9. This privilege may be defeated by a plaintiff where he can establish that the communication was made with malice. This means that the defendant acted with an improper motif on the privileged occasion. See Cox and McCullough (cited above) at paragraphs 8.103 and 8.104. The plaintiff has not pleaded malice and has not sought during the hearing to establish malice. Indeed the plaintiff himself said on a number of occasions that he did not know why the bank had communicated the information to the Irish Credit Bureau. Moreover it was manifestly clear from the evidence of John Ruddy of the Bank of Ireland, who made the decision to communicate with the Bureau, that he did not even know the plaintiff. It was quite clear that he simply acted in the normal way on the information that was communicated to him. Thus the occasion of qualified privilege has been established and no defamation can arise from the communication in question.

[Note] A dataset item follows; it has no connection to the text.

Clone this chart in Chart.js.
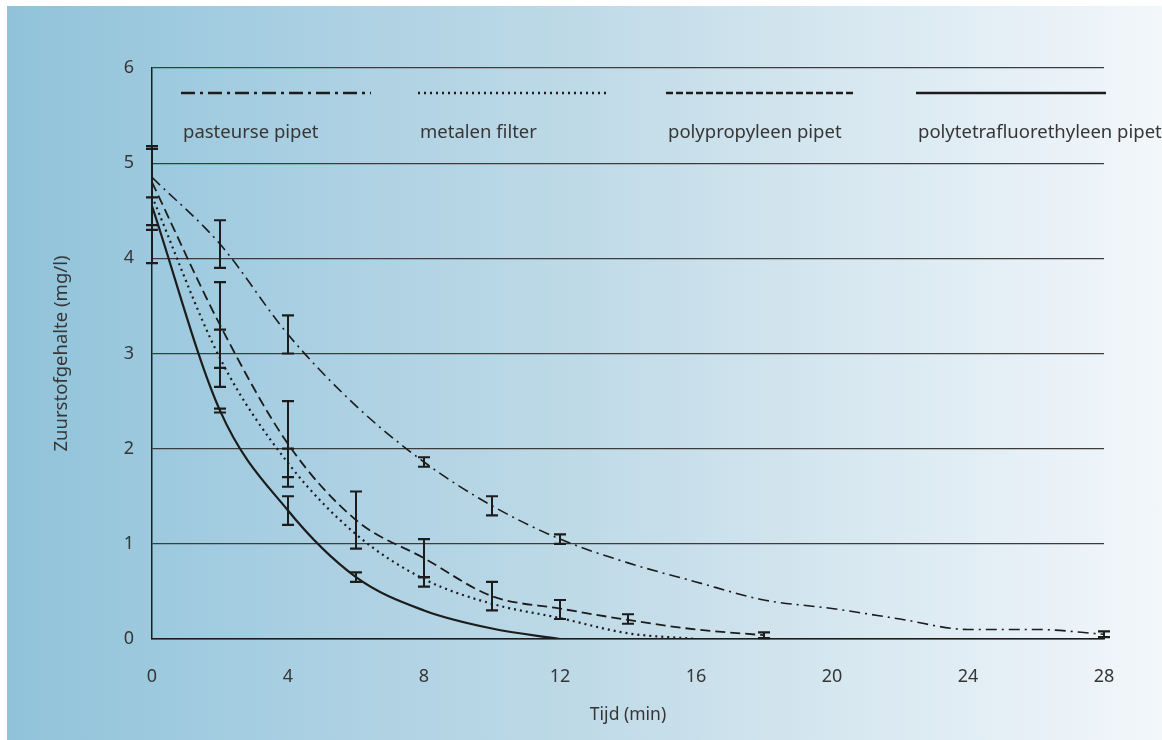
<!DOCTYPE html>
<html lang="nl">

<head>
    <meta charset="UTF-8" />
    <title>Zuurstofgehalte</title>
    <script src="https://cdn.jsdelivr.net/npm/chart.js@4.4.1/dist/chart.umd.min.js"></script>
    <style>
        html, body { margin: 0; padding: 0; background: #ffffff; }
        .panel {
            position: absolute; left: 7px; top: 6px; width: 1155px; height: 734px;
            background: linear-gradient(to right, #90c3da 0%, #a9cfe2 25%, #bfdae7 50%, #d6e7f0 72%, #e8f1f7 90%, #f3f7fa 100%);
        }
        #chart { position: absolute; left: 0; top: 0; }
    </style>
</head>

<body>
    <div class="panel"></div>
    <canvas id="chart" width="1162" height="740"></canvas>

<script>
    // tijd in minuten
    const tPasteur = [0, 2, 4, 6, 8, 10, 12, 14, 16, 18, 20, 22, 24, 26, 28];
    const tMetaal = [0, 2, 4, 6, 8, 10, 12, 14, 16];
    const tPolyprop = [0, 2, 4, 6, 8, 10, 12, 14, 16, 18];
    const tPtfe = [0, 2, 4, 6, 8, 10, 12];

    // zuurstofgehalte (mg/l)
    const pasteurse = [4.85, 4.15, 3.2, 2.45, 1.86, 1.4, 1.05, 0.8, 0.6, 0.41, 0.32, 0.21, 0.1, 0.1, 0.05];
    const metalen = [4.65, 2.95, 1.85, 1.1, 0.63, 0.37, 0.22, 0.06, 0.0];
    const polyprop = [4.8, 3.3, 2.05, 1.25, 0.85, 0.45, 0.32, 0.2, 0.1, 0.04];
    const ptfe = [4.55, 2.4, 1.35, 0.65, 0.3, 0.11, 0.0];

    // foutbalken: [tijd, laag, hoog]
    const errPasteur = [[0, 4.64, 5.18], [2, 3.9, 4.4], [4, 3.0, 3.4], [8, 1.81, 1.91], [10, 1.3, 1.5], [12, 1.0, 1.1], [28, 0.02, 0.08]];
    const errMetaal = [[2, 2.65, 3.25], [4, 1.7, 2.0], [8, 0.55, 0.65]];
    const errPolyprop = [[0, 4.3, 5.15], [2, 2.85, 3.75], [4, 1.6, 2.5], [6, 0.95, 1.55], [8, 0.65, 1.05], [10, 0.3, 0.6], [12, 0.21, 0.41], [14, 0.16, 0.26], [18, 0.01, 0.07]];
    const errPtfe = [[0, 3.95, 4.35], [2, 2.38, 2.42], [4, 1.2, 1.5], [6, 0.6, 0.7]];

    const labels = ['pasteurse pipet', 'metalen filter', 'polypropyleen pipet', 'polytetrafluorethyleen pipet'];
    const xTicks = [0, 4, 8, 12, 16, 20, 24, 28];
    const yTicks = [0, 1, 2, 3, 4, 5, 6];

    const ink = '#1c1c1c';
    const textColor = '#363636';
    const fontFamily = "'Noto Sans', 'Open Sans', sans-serif";

    function pts(ts, vs) {
        return ts.map((t, i) => ({ x: t, y: vs[i] }));
    }

    // dash patronen: grafiek / legenda
    const styles = [
        { dash: [11, 5, 2, 5], legendDash: [14, 5, 3, 5], width: 1.6 },
        { dash: [2, 4], legendDash: [2, 4], width: 2.2 },
        { dash: [10, 5], legendDash: [7, 3], width: 1.8 },
        { dash: [], legendDash: [], width: 2.2 }
    ];

    const series = [pts(tPasteur, pasteurse), pts(tMetaal, metalen), pts(tPolyprop, polyprop), pts(tPtfe, ptfe)];
    const errors = [errPasteur, errMetaal, errPolyprop, errPtfe];

    // foutbalken tekenen
    const errorBars = {
        id: 'errorBars',
        afterDatasetsDraw(chart) {
            const { ctx, scales: { x, y } } = chart;
            ctx.save();
            ctx.strokeStyle = ink;
            ctx.setLineDash([]);
            errors.forEach(list => {
                list.forEach(([t, lo, hi]) => {
                    const px = x.getPixelForValue(t);
                    const yl = y.getPixelForValue(lo);
                    const yh = y.getPixelForValue(hi);
                    ctx.lineWidth = 2;
                    ctx.beginPath();
                    ctx.moveTo(px, yl);
                    ctx.lineTo(px, yh);
                    ctx.stroke();
                    ctx.lineWidth = 2.2;
                    ctx.beginPath();
                    ctx.moveTo(px - 6, yl);
                    ctx.lineTo(px + 6, yl);
                    ctx.moveTo(px - 6, yh);
                    ctx.lineTo(px + 6, yh);
                    ctx.stroke();
                });
            });
            ctx.restore();
        }
    };

    // legenda: lijnstuk met tekst eronder
    const lineLegend = {
        id: 'lineLegend',
        afterDraw(chart) {
            const { ctx } = chart;
            const starts = [181, 418, 666, 916];
            const len = 190;
            ctx.save();
            chart.data.datasets.forEach((ds, i) => {
                const sx = starts[i];
                ctx.strokeStyle = ink;
                ctx.lineWidth = i === 1 ? 2.6 : 2.4;
                ctx.lineCap = 'butt';
                ctx.setLineDash(styles[i].legendDash);
                ctx.beginPath();
                ctx.moveTo(sx, 93);
                ctx.lineTo(sx + len, 93);
                ctx.stroke();
                ctx.setLineDash([]);
                ctx.fillStyle = textColor;
                ctx.font = '18.5px ' + fontFamily;
                ctx.textBaseline = 'middle';
                ctx.textAlign = 'left';
                ctx.fillText(ds.label, sx + 2, 133);
            });
            ctx.restore();
        }
    };

    new Chart(document.getElementById('chart'), {
        type: 'line',
        data: {
            datasets: series.map((data, i) => ({
                label: labels[i],
                data: data,
                borderColor: ink,
                borderWidth: styles[i].width,
                borderDash: styles[i].dash,
                pointRadius: 0,
                fill: false,
                cubicInterpolationMode: 'monotone'
            }))
        },
        options: {
            responsive: false,
            animation: false,
            layout: { padding: { top: 68, right: 58, left: 0, bottom: 0 } },
            plugins: {
                legend: { display: false },
                tooltip: { enabled: false }
            },
            scales: {
                x: {
                    type: 'linear',
                    min: 0,
                    max: 28,
                    afterBuildTicks: (scale) => { scale.ticks = xTicks.map(v => ({ value: v })); },
                    afterFit: (scale) => { scale.height = 101; },
                    grid: { display: false, drawTicks: false },
                    border: { display: true, color: ink, width: 1.5 },
                    ticks: { padding: 27, color: textColor, font: { family: fontFamily, size: 18 } },
                    title: {
                        display: true,
                        text: 'Tijd (min)',
                        color: textColor,
                        font: { family: fontFamily, size: 17.5 },
                        padding: { top: 0, bottom: 14 }
                    }
                },
                y: {
                    min: 0,
                    max: 6,
                    afterBuildTicks: (scale) => { scale.ticks = yTicks.map(v => ({ value: v })); },
                    afterFit: (scale) => { scale.width = 152; },
                    grid: { color: '#3c3c3c', lineWidth: 1.3, drawTicks: false },
                    border: { display: true, color: ink, width: 1.5 },
                    ticks: { padding: 18, color: textColor, font: { family: fontFamily, size: 18 } },
                    title: {
                        display: true,
                        text: 'Zuurstofgehalte (mg/l)',
                        color: textColor,
                        font: { family: fontFamily, size: 18.5 },
                        padding: { top: 51, bottom: 0 }
                    }
                }
            }
        },
        plugins: [errorBars, lineLegend]
    });
</script>
</body>

</html>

10. The plaintiff has many bitter complaints about the way in which he was treated by the bank. This case however is solely concerned with the question as to whether the bank defamed him when it communicated the bureau the information that resulted in his being accorded a status of “K” and “L”. As I have decided that the communication was on an occasion of qualified privilege, that claim must fail. I find that on the undisputed facts no case in law exists and thus I was compelled to withdraw the case from the jury.